The $\Delta _3^0$-automorphism method and noninvariant classes of degrees

A set $A$ of nonnegative integers is computably enumerable (c.e.), also called recursively enumerable (r.e.), if there is a computable method to list its elements. Let $\mathcal {E}$ denote the structure of the computably enumerable sets under inclusion, $\mathcal {E} = ( \{ W_e \}_{e\in \omega }, \subseteq )$. Most previously known automorphisms $\Phi$ of the structure $\mathcal {E}$ of sets were effective (computable) in the sense that $\Phi$ has an effective presentation.

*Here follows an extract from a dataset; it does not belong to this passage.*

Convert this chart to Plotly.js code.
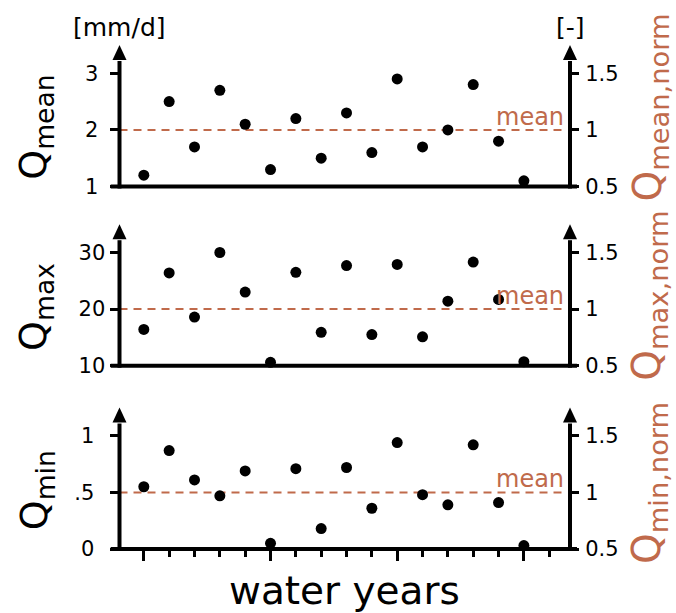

We introduce here a new method for generating noneffective automorphisms whose presentation is $\Delta ^0_3$, and we apply the method to answer a number of long open questions about the orbits of c.e. sets under automorphisms of $\mathcal {E}$. For example, we show that the orbit of every noncomputable ( i.e., nonrecursive) c.e. set contains a set of high degree, and hence that for all $n>0$ the well-known degree classes $\mathbf {L}_n$ (the low$_n$ c.e. degrees) and $\overline {\mathbf {H}}_n = \mathbf {R} - \mathbf {H}_n$ (the complement of the high$_n$ c.e. degrees) are noninvariant classes.